| Instruction |
Up to and including the line that contains "a2_arr_s = [7, 7, 7, 7, 4, 7, 7, 7]", repeat each line of the data exactly, starting from the first.
-- START Dataset excerpt --
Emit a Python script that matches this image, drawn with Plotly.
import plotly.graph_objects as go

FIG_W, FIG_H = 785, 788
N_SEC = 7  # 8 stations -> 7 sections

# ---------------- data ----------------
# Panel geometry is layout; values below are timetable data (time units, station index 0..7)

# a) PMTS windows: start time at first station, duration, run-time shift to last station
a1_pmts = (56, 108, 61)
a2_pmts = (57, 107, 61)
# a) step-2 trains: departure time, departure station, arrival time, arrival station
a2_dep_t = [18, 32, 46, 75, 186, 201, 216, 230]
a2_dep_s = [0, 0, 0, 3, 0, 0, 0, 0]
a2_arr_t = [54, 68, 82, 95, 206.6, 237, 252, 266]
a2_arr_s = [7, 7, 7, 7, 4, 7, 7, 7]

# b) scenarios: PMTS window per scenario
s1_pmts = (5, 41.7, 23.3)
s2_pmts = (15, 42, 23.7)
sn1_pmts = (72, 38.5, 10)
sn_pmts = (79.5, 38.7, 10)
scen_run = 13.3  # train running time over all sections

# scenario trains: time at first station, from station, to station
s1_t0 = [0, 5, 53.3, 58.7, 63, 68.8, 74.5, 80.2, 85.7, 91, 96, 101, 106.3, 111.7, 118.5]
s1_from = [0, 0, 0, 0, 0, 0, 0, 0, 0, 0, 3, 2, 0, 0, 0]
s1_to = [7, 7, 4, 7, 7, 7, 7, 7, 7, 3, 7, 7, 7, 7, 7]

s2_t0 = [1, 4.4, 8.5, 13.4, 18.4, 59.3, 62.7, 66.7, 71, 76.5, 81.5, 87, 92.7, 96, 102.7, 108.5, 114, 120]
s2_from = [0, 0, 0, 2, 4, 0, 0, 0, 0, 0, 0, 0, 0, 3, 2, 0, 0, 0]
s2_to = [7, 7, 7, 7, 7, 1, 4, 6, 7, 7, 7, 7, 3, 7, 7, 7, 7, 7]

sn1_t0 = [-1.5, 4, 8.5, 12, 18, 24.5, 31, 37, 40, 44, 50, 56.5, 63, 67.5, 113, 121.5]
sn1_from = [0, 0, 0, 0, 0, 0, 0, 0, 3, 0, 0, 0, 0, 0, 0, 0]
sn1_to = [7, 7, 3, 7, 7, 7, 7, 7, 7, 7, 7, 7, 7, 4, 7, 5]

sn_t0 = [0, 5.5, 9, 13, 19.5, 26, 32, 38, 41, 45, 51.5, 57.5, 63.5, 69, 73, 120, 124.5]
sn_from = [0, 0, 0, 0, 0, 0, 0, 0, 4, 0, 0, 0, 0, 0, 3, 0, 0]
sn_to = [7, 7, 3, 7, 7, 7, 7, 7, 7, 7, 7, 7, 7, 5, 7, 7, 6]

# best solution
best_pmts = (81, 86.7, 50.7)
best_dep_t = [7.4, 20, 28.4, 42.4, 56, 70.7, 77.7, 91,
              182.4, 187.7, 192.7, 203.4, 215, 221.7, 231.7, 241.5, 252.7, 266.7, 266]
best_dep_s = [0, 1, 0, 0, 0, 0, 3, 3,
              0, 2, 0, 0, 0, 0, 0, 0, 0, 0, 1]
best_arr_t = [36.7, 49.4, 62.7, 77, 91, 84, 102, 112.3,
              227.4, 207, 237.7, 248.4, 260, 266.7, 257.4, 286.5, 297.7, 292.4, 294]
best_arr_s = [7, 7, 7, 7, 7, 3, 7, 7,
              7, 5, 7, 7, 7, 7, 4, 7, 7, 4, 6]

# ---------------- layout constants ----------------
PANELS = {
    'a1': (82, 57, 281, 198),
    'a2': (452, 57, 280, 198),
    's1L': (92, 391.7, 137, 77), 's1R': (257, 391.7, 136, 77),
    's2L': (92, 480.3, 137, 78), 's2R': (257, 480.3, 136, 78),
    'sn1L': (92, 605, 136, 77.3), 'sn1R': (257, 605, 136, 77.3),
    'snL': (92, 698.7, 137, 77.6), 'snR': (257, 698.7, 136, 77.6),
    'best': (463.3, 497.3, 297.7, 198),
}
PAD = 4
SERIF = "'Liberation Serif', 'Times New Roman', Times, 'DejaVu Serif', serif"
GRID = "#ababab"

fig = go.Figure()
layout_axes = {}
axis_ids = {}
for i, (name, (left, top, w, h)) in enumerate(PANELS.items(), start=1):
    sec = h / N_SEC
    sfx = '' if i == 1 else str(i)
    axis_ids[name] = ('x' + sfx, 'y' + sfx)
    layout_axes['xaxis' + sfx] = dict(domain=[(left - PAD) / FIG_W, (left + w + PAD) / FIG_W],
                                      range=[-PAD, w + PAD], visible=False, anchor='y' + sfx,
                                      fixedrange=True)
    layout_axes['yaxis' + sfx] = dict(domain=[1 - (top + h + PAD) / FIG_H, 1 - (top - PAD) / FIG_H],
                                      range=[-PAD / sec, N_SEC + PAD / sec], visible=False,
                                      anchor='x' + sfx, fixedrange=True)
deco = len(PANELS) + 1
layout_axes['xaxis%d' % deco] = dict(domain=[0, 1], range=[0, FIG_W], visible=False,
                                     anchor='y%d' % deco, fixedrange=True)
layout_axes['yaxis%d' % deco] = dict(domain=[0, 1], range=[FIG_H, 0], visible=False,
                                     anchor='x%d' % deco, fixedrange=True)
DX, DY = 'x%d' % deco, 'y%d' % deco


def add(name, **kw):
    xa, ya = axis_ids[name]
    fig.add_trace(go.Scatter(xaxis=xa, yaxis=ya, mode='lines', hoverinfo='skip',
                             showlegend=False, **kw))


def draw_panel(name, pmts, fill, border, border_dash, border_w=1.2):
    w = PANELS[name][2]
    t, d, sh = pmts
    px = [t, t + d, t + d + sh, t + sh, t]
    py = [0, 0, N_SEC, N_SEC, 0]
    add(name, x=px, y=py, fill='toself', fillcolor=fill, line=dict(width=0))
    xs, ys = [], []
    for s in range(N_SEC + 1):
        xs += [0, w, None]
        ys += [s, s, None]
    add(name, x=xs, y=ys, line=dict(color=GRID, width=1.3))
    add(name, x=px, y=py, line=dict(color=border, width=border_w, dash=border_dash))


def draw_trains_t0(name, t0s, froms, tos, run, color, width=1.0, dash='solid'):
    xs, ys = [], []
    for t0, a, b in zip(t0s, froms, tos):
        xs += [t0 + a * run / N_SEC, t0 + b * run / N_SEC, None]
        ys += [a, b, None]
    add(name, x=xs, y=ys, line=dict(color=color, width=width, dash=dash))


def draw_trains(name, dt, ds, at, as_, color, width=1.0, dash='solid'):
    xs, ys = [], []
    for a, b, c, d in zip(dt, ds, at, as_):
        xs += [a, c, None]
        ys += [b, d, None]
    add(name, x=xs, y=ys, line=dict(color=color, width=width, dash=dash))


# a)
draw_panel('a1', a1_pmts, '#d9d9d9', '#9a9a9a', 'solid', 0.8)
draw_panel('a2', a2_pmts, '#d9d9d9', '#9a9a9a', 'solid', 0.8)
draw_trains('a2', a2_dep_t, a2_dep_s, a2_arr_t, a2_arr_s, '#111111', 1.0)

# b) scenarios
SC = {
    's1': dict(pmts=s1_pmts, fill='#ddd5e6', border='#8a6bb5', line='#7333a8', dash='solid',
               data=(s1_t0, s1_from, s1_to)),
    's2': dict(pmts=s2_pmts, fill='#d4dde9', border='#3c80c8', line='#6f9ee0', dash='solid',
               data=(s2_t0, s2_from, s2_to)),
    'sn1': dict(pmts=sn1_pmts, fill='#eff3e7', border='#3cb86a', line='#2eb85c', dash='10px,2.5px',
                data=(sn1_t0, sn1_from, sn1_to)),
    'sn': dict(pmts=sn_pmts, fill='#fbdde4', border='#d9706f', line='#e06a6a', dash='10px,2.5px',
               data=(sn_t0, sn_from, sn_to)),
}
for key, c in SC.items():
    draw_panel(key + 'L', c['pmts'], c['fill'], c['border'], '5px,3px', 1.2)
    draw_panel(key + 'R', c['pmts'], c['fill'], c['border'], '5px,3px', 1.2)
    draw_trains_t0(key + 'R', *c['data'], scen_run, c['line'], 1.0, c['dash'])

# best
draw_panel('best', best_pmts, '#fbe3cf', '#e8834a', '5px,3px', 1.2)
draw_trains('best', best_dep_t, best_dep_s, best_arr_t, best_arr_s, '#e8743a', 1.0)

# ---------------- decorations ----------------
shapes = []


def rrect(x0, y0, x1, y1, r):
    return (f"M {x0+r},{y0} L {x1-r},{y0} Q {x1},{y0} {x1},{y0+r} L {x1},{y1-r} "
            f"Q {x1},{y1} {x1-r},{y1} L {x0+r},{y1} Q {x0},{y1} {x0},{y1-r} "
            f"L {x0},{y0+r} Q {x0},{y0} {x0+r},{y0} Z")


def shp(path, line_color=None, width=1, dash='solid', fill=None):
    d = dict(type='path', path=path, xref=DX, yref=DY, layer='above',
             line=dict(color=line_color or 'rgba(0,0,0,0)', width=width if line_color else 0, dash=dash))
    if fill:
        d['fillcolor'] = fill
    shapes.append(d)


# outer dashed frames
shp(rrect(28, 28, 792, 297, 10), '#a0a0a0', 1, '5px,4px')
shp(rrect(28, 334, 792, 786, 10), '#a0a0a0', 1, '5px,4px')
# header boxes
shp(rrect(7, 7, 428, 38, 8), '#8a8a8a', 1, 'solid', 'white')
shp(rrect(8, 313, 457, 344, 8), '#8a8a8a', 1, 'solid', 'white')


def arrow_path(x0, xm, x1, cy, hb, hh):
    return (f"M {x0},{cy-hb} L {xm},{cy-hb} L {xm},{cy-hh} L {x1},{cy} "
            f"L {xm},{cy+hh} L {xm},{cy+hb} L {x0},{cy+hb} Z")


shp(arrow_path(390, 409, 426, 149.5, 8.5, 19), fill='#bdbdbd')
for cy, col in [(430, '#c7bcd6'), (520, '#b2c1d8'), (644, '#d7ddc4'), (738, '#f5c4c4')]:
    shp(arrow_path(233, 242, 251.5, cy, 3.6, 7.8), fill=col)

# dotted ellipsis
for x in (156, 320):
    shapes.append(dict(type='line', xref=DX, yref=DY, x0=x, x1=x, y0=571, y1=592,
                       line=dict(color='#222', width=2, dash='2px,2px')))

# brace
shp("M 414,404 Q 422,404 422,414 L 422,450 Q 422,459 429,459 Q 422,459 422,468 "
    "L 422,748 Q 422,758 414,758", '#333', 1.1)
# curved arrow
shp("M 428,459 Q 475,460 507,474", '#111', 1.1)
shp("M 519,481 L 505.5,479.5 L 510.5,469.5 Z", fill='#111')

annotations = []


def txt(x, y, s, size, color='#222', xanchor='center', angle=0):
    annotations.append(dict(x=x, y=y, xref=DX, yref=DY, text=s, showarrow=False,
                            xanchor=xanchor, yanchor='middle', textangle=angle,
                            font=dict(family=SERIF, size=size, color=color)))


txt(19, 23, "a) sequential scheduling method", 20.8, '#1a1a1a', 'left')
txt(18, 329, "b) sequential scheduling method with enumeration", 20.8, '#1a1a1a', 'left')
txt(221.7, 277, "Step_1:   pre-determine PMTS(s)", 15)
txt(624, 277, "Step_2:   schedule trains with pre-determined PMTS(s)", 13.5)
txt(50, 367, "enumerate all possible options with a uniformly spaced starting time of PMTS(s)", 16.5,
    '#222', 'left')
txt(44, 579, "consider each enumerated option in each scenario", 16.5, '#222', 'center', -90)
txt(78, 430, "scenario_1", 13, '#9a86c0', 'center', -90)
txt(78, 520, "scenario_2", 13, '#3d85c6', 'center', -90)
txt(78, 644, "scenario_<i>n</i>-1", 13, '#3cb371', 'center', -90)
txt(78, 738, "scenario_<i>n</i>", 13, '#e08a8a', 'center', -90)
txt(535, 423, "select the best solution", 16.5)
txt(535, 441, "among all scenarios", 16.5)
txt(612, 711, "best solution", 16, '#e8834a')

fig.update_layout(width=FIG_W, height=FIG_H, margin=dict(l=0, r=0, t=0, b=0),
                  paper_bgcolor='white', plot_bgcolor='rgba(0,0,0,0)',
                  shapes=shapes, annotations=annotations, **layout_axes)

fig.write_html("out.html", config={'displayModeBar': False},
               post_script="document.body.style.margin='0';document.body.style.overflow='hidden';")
-- END Dataset excerpt --
| Response to the exercise |
Emit a Python script that matches this image, drawn with Plotly.
import plotly.graph_objects as go

FIG_W, FIG_H = 785, 788
N_SEC = 7  # 8 stations -> 7 sections

# ---------------- data ----------------
# Panel geometry is layout; values below are timetable data (time units, station index 0..7)

# a) PMTS windows: start time at first station, duration, run-time shift to last station
a1_pmts = (56, 108, 61)
a2_pmts = (57, 107, 61)
# a) step-2 trains: departure time, departure station, arrival time, arrival station
a2_dep_t = [18, 32, 46, 75, 186, 201, 216, 230]
a2_dep_s = [0, 0, 0, 3, 0, 0, 0, 0]
a2_arr_t = [54, 68, 82, 95, 206.6, 237, 252, 266]
a2_arr_s = [7, 7, 7, 7, 4, 7, 7, 7]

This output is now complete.